You don't want to take that comparison too far, by the way. L&O treats its characters as ancillary to the story. We don't know much about Jack McCoy or Lennie Brisco or the stealth lesbian played by Elizabeth Roehm, and we don't need to know much about them. Brisco snarks over the dead body, the anonymous attractive ADA gets handed a motion to suppress and McCoy growls something inaudible.

Burn Notice, on the other hand, treats its story as ancillary to the characters. You tune in to see what ridiculous contraption Mike's going to MacGuyver up and how he's going to manipulate a drug dealer into crafting the noose around his own neck. You tune in to see Bruce Campbell do his redoubtable Bruce Campbell thing. You tune in to see if the writers have thrown in a particularly blatant piece of Gabrielle Anwar fan service. (And those viewers weren't disappointed tonight. There's also a little somethin' for the ladies. NO SPOILERS!) The nature of the crisis Mike tackles in any given week is irrelevant.
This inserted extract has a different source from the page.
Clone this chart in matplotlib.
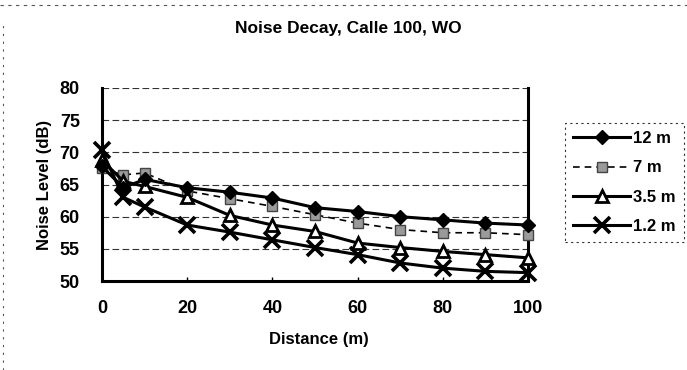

That's not a recipe for true greatness. But it is a formula for success on the USA Network, and it is indisputably entertaining.

2 comments:

samuel.x.killer said...

Traditionally, BURN NOTICE and LAW & ORDER carry on the television tradition of the "procedural" which CBS has a lot of success with this year, to wit their top new show THE MENTALIST. You make a good point about the degree to which personal storylines relate to the plot of an episode and there's a lot of gray, with L&O being the most absolute non-personal and BURN NOTICE on the other pole. The head of USA coined a new phrase for procedural shows with over-arcing personal storylines like BURN, along with MONK and PSYCHE on the same channel, "fauxedurals"

jsalexandra said...

I totally agree with you that the writers have done a nice job in writing burn notice episodes.The story moves at such a great pace.It makes the show more entertaining.